Fundamental Components of an Optical Receiver

  • Photodetectors: Convert incoming light into electrical signals. Common types include avalanche photodiodes (APDs) and PIN photodiodes.
  • Optical Filters: Select specific wavelengths to reduce noise and improve signal quality.
  • Amplifiers: Boost weak electrical signals for further processing.
  • Signal Processing Units: Demodulate and decode the received data.

Design Considerations

Designing an optical receiver involves balancing several factors to optimize performance. Key considerations include sensitivity, bandwidth, noise reduction, and alignment stability. Sensitivity determines the minimum signal power required for accurate detection, while bandwidth affects the data rate.

Sensitivity and Noise Management

High sensitivity is vital for reliable communication over long distances or in adverse weather conditions. Selecting low-noise photodetectors and implementing filtering techniques can significantly improve the signal-to-noise ratio (SNR). Additionally, cooling the photodetector can reduce thermal noise, further enhancing sensitivity.

Alignment and Tracking

Accurate alignment of the optical beam is essential for maximizing received power. Adaptive tracking systems and beam steering mechanisms help maintain alignment despite environmental disturbances like wind or vibrations. These systems often incorporate feedback loops for real-time adjustments.
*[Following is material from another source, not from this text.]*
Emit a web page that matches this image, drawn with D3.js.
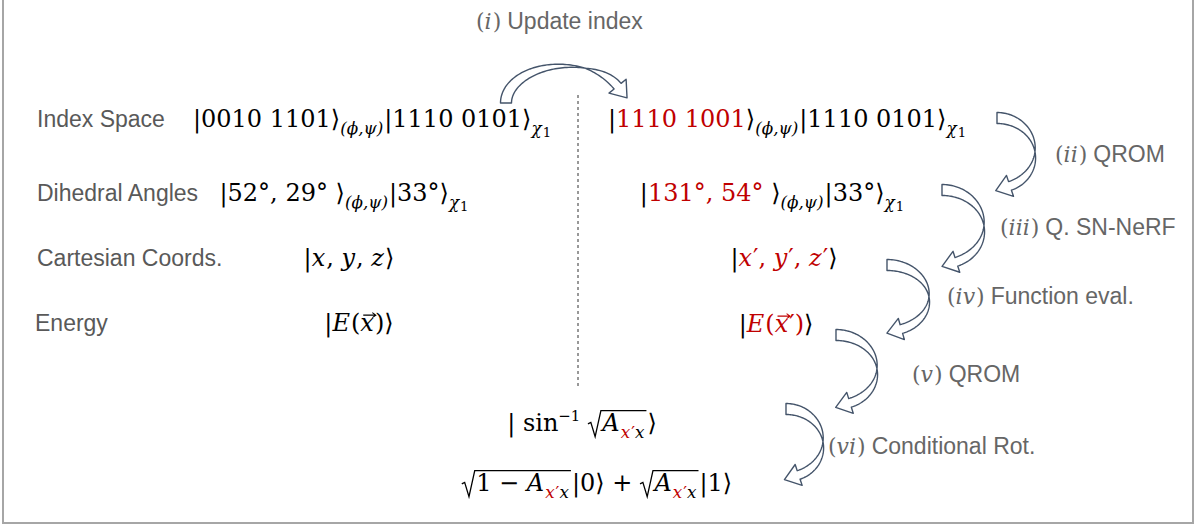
<!DOCTYPE html>
<html><head><meta charset="utf-8">
<script src="https://cdn.jsdelivr.net/npm/d3@7"></script>
<style>body{margin:0;background:#fff} text{white-space:pre}</style>
</head><body>
<svg id="c" width="1199" height="527"></svg>
<script>
// ---------- data ----------
const RED = "#c00000";
const rowLabels = ["Index Space", "Dihedral Angles", "Cartesian Coords.", "Energy"];
const phiPsi = {t: "(ϕ,ψ)", sub: 1, i: 1};
const chi1 = [{t: "χ", sub: 1, i: 1}, {t: "1", sub2: 1}];
const leftStates = [
  [{t: "|0010 1101⟩"}, phiPsi, {t: "|1110 0101⟩"}, ...chi1],
  [{t: "|52°, 29° ⟩"}, phiPsi, {t: "|33°⟩"}, ...chi1],
  [{t: "|"}, {t: "x", i: 1}, {t: ", "}, {t: "y", i: 1}, {t: ", "}, {t: "z", i: 1}, {t: "⟩"}],
  [{t: "|"}, {t: "E", i: 1}, {t: "("}, {t: "x", i: 1, vec: 1}, {t: ")"}, {t: "⟩"}]
];
const rightStates = [
  [{t: "|"}, {t: "1110 1001", c: RED}, {t: "⟩"}, phiPsi, {t: "|1110 0101⟩"}, ...chi1],
  [{t: "|"}, {t: "131°, 54°", c: RED}, {t: " ⟩"}, phiPsi, {t: "|33°⟩"}, ...chi1],
  [{t: "|"}, {t: "x", i: 1, c: RED}, {t: "′", c: RED}, {t: ", ", c: RED}, {t: "y", i: 1, c: RED}, {t: "′", c: RED}, {t: ", ", c: RED}, {t: "z", i: 1, c: RED}, {t: "′", c: RED}, {t: "⟩"}],
  [{t: "|"}, {t: "E", i: 1, c: RED}, {t: "(", c: RED}, {t: "x", i: 1, vec: 1, c: RED}, {t: "′", c: RED}, {t: ")", c: RED}, {t: "⟩"}]
];
const amp = [{t: "A", i: 1}, {t: "x", sub: 1, i: 1, c: RED}, {t: "′", sub: 1, c: RED}, {t: "x", sub: 1, i: 1}];
const ancillaStates = [
  [{t: "| sin"}, {t: "−1", sup: 1}, {t: " "}, {rad: amp}, {t: "⟩"}],
  [{rad: [{t: "1 − "}, ...amp]}, {t: "|0⟩ + "}, {rad: amp}, {t: "|1⟩"}]
];
const stepNumerals = ["i", "ii", "iii", "iv", "v", "vi"];
const stepNames = ["Update index", "QROM", "Q. SN-NeRF", "Function eval.", "QROM", "Conditional Rot."];

// ---------- layout ----------
const rowY = [127, 201, 266, 331];
const labelX = [37, 37, 37, 35];
const leftCX = [372, 344, 349, 359];      // centre x of each formula
const rightCX = [787, 772, 784, 776];
const ancillaPos = [[582, 431], [597, 491]];
const stepPos = [[476, 29], [1055, 162], [1000, 235], [947, 304], [912, 382], [828, 454]];
// arrows: ellipse centre, radii, start/end angle (deg), twist position
const arrowGeom = [
  {cx: 565, cy: 103, a: 59, b: 37, t0: 180, t1: 333, tc: 0.72},
  {cx: 997, cy: 153, a: 38, b: 35, t0: -90, t1: 70, tc: 0.55},
  {cx: 942, cy: 227, a: 42, b: 37, t0: -90, t1: 70, tc: 0.55},
  {cx: 887, cy: 298, a: 42, b: 33, t0: -90, t1: 70, tc: 0.55},
  {cx: 836, cy: 370, a: 41, b: 35, t0: -90, t1: 70, tc: 0.55},
  {cx: 786, cy: 443, a: 37, b: 34, t0: -90, t1: 70, tc: 0.55}
];

const MATH = "'DejaVu Serif','Liberation Serif',serif";
const SANS = "'Liberation Sans',Arimo,Arial,sans-serif";
const LABEL = "#595959", STEP = "#666666", ARROW = "#44546a";
const MBASE = 24;

const svg = d3.select("#c");
svg.append("rect").attr("x", 3).attr("y", -2).attr("width", 1190).attr("height", 525)
  .attr("fill", "#fff").attr("stroke", "#a6a6a6").attr("stroke-width", 2);

const yScale = d3.scaleOrdinal().domain(rowLabels).range(rowY);

// dashed divider
svg.append("line").attr("x1", 578).attr("x2", 578).attr("y1", 95).attr("y2", 388)
  .attr("stroke", "#333").attr("stroke-width", 1).attr("stroke-dasharray", "3,3");

function renderRun(g, segs, x0, y, base, color) {
  let x = x0;
  for (const s of segs) {
    if (s.rad) {
      const rx = x;
      x += base * 0.6;
      x = renderRun(g, s.rad, x, y, base, color);
      const top = y - base * 0.85;
      g.append("path")
        .attr("d", `M${rx},${y - base * 0.3} L${rx + base * 0.12},${y - base * 0.36} L${rx + base * 0.3},${y + base * 0.24} L${rx + base * 0.54},${top} H${x + 1}`)
        .attr("fill", "none").attr("stroke", color).attr("stroke-width", 1.3).attr("stroke-linejoin", "miter");
      x += 2;
      continue;
    }
    let size = base, dy = 0;
    if (s.sub) { size = base * 0.7; dy = base * 0.3; }
    if (s.sub2) { size = base * 0.55; dy = base * 0.42; }
    if (s.sup) { size = base * 0.62; dy = -base * 0.42; }
    const t = g.append("text").attr("x", x).attr("y", y + dy)
      .attr("font-family", MATH).attr("font-size", size)
      .attr("font-style", s.i ? "italic" : "normal")
      .attr("fill", s.c || color).text(s.t);
    const w = t.node().getComputedTextLength();
    if (s.vec) {
      const ya = y - size * 0.66, x1 = x + size * 0.12, x2 = x + w + size * 0.08;
      g.append("path").attr("d", `M${x1},${ya} H${x2} M${x2 - 3.5},${ya - 2.5} L${x2},${ya} L${x2 - 3.5},${ya + 2.5}`)
        .attr("fill", "none").attr("stroke", s.c || color).attr("stroke-width", 1.1);
    }
    x += w + (s.i ? 1 : 0);
  }
  return x;
}
// render a formula centred on cx
function renderCentered(parent, segs, cx, y, base, color) {
  const g = parent.append("g");
  const end = renderRun(g, segs, 0, y, base, color);
  g.attr("transform", `translate(${cx - end / 2},0)`);
}

// row labels
svg.selectAll("text.label").data(rowLabels).join("text").attr("class", "label")
  .attr("x", (d, i) => labelX[i]).attr("y", d => yScale(d))
  .attr("font-family", SANS).attr("font-size", 23).attr("fill", LABEL).text(d => d);

const gm = svg.append("g");
leftStates.forEach((f, i) => renderCentered(gm, f, leftCX[i], rowY[i], MBASE, "#000"));
rightStates.forEach((f, i) => renderCentered(gm, f, rightCX[i], rowY[i] + (i === 3 ? 1 : 0), MBASE, "#000"));
ancillaStates.forEach((f, i) => renderCentered(gm, f, ancillaPos[i][0], ancillaPos[i][1], MBASE, "#000"));

// step labels
stepNames.forEach((name, i) => {
  const [x, y] = stepPos[i];
  let xx = renderRun(gm, [{t: "("}, {t: stepNumerals[i], i: 1}, {t: ")"}], x, y, 22, STEP);
  gm.append("text").attr("x", xx + 6).attr("y", y).attr("font-family", SANS).attr("font-size", 23)
    .attr("fill", STEP).text(name);
});

// curved block arrows
function arrowPath(p) {
  const N = 80, w0 = 5.5, w1 = 4.5, hw = 11, hl = 15;
  const r = Math.PI / 180, th0 = p.t0 * r, th1 = p.t1 * r;
  const A = [], B = [];
  let last;
  for (let k = 0; k <= N; k++) {
    const t = k / N, th = th0 + (th1 - th0) * t;
    const x = p.cx + p.a * Math.cos(th), y = p.cy + p.b * Math.sin(th);
    let nx = p.b * Math.cos(th), ny = p.a * Math.sin(th);
    const nl = Math.hypot(nx, ny); nx /= nl; ny /= nl;
    const w = t < p.tc ? w0 * Math.cos(Math.PI / 2 * t / p.tc)
                       : -w1 * Math.sin(Math.PI / 2 * (t - p.tc) / (1 - p.tc));
    A.push([x + nx * w, y + ny * w]);
    B.push([x - nx * w, y - ny * w]);
    last = {x, y, nx, ny, th};
  }
  const sg = Math.sign(th1 - th0);
  let tx = -p.a * Math.sin(last.th) * sg, ty = p.b * Math.cos(last.th) * sg;
  const tl = Math.hypot(tx, ty); tx /= tl; ty /= tl;
  const pts = [...A,
    [last.x - last.nx * hw, last.y - last.ny * hw],
    [last.x + tx * hl, last.y + ty * hl],
    [last.x + last.nx * hw, last.y + last.ny * hw],
    ...B.reverse()];
  return d3.line()(pts) + "Z";
}
svg.append("g").selectAll("path").data(arrowGeom).join("path")
  .attr("d", arrowPath).attr("fill", "#fff").attr("stroke", ARROW)
  .attr("stroke-width", 1.4).attr("stroke-linejoin", "round");
</script>
</body></html>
  • Integrated Photonics: Combining multiple components on a single chip for compact, efficient receivers.
  • Machine Learning: Enhancing signal processing and adaptive alignment through AI algorithms.
  • Advanced Materials: Developing new photodetectors with higher sensitivity and faster response times.

As FSO communication continues to evolve, innovative receiver designs will play a pivotal role in expanding its applications. Continued research into materials, signal processing, and system integration promises to make free-space optical links more robust and widespread in the future.